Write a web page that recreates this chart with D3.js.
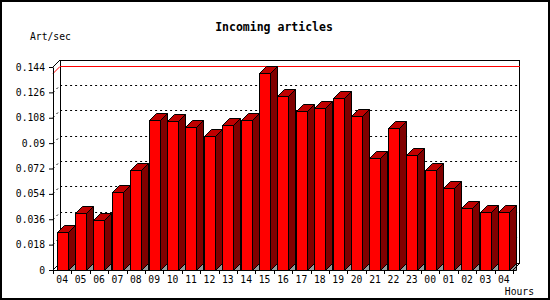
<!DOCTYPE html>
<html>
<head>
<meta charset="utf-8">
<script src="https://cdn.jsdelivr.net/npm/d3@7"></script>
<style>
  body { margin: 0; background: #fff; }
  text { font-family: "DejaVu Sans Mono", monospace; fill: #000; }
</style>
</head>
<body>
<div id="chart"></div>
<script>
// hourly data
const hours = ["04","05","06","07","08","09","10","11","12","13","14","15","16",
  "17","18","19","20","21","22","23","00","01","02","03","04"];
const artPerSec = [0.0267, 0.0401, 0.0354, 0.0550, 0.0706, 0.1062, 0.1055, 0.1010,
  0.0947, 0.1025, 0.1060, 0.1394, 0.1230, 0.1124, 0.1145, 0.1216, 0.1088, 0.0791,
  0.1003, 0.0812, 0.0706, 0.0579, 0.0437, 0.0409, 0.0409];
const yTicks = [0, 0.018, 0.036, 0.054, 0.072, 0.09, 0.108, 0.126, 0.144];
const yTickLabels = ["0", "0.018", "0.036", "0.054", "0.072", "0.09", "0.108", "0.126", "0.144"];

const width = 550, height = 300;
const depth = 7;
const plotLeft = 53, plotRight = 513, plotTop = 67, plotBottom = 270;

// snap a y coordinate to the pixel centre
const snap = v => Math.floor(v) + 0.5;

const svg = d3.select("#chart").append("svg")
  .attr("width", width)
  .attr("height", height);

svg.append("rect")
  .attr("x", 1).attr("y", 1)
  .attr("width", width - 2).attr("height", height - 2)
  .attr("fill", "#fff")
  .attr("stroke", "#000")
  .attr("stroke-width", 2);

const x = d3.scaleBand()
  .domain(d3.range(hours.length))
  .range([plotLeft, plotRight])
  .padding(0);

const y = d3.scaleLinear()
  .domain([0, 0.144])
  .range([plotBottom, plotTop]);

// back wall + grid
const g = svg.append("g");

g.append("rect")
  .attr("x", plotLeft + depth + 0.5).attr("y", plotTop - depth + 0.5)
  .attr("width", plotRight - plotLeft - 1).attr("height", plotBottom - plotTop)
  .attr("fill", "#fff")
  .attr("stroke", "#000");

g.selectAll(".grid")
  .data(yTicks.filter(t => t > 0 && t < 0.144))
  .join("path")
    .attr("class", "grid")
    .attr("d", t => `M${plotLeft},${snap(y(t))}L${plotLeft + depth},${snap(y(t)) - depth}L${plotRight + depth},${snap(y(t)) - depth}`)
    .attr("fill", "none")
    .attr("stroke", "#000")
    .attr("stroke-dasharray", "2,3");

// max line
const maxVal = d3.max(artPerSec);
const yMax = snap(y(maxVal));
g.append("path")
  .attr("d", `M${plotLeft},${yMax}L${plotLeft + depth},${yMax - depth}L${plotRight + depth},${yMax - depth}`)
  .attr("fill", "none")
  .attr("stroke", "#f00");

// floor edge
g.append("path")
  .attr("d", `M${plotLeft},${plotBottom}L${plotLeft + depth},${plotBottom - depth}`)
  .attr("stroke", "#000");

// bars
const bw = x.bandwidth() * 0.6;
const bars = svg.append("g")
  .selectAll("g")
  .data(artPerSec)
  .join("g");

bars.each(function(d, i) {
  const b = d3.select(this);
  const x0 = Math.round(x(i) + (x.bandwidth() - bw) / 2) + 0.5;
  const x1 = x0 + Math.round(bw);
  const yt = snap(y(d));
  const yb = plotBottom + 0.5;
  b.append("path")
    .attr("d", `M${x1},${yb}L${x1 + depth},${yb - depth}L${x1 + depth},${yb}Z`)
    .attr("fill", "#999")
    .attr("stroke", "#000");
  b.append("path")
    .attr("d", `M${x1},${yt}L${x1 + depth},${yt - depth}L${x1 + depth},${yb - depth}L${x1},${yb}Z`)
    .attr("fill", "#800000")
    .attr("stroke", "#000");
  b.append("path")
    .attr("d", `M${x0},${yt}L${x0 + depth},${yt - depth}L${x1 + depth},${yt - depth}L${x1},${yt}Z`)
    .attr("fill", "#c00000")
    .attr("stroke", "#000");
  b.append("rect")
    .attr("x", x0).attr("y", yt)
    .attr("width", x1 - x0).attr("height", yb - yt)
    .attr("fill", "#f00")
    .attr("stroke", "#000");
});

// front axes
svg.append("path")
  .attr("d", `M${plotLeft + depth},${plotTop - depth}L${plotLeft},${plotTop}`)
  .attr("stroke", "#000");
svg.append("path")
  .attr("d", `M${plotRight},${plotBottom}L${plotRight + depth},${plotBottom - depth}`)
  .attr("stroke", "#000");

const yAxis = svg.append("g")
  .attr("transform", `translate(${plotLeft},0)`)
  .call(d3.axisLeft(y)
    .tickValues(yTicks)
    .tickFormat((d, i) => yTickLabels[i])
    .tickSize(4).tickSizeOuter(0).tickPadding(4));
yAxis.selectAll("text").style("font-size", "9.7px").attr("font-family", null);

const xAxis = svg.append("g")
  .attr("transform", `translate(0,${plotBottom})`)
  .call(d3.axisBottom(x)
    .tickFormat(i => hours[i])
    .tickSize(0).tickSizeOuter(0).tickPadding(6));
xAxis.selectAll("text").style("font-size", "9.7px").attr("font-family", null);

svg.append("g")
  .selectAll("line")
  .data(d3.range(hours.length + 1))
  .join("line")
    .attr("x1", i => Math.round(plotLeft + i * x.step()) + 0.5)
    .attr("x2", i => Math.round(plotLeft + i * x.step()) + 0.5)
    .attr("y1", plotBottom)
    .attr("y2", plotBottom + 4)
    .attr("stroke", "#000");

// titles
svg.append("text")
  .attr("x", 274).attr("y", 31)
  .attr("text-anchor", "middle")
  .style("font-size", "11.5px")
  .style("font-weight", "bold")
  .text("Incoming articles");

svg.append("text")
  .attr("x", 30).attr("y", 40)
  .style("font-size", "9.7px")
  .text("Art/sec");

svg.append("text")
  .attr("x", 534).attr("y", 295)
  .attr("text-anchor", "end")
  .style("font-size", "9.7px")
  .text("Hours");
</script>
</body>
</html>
...
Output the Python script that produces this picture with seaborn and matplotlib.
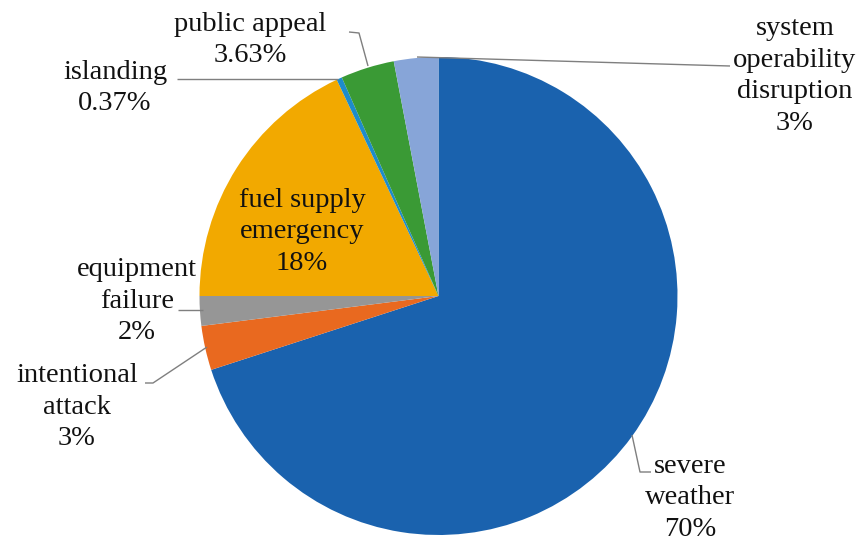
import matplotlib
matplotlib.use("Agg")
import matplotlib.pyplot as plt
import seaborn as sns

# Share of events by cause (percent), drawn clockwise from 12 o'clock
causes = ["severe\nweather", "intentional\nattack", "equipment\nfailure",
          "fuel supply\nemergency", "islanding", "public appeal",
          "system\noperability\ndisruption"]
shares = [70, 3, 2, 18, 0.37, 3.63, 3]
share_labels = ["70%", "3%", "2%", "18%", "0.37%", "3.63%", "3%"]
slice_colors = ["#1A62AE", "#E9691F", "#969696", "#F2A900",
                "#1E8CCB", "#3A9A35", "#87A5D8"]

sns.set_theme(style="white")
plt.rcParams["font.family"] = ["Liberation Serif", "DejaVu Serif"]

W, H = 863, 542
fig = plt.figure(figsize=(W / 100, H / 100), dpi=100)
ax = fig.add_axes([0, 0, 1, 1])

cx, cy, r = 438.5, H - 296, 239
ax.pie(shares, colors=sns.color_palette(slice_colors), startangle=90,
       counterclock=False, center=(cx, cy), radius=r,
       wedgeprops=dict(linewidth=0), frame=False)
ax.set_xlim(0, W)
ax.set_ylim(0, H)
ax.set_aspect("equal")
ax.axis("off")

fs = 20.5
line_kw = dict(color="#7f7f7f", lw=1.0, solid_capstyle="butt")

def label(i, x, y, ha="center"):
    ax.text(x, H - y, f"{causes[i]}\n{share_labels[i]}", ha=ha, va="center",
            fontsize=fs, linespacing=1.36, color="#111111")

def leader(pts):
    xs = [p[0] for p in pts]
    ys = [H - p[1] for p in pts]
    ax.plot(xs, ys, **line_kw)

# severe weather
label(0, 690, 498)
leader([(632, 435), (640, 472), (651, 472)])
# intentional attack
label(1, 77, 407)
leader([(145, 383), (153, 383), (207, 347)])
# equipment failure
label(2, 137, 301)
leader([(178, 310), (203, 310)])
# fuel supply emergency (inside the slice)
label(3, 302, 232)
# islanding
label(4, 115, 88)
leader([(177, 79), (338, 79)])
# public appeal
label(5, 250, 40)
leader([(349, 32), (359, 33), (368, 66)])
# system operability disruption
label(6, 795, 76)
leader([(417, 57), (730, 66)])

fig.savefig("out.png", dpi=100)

OBJECTIVE
Copy all lines from the entries that contain the word "this".

ANSWER TO THE EXERCISE
Write a web page that recreates this chart with D3.js.
  const b = d3.select(this);
Output the Python script that produces this picture with seaborn and matplotlib.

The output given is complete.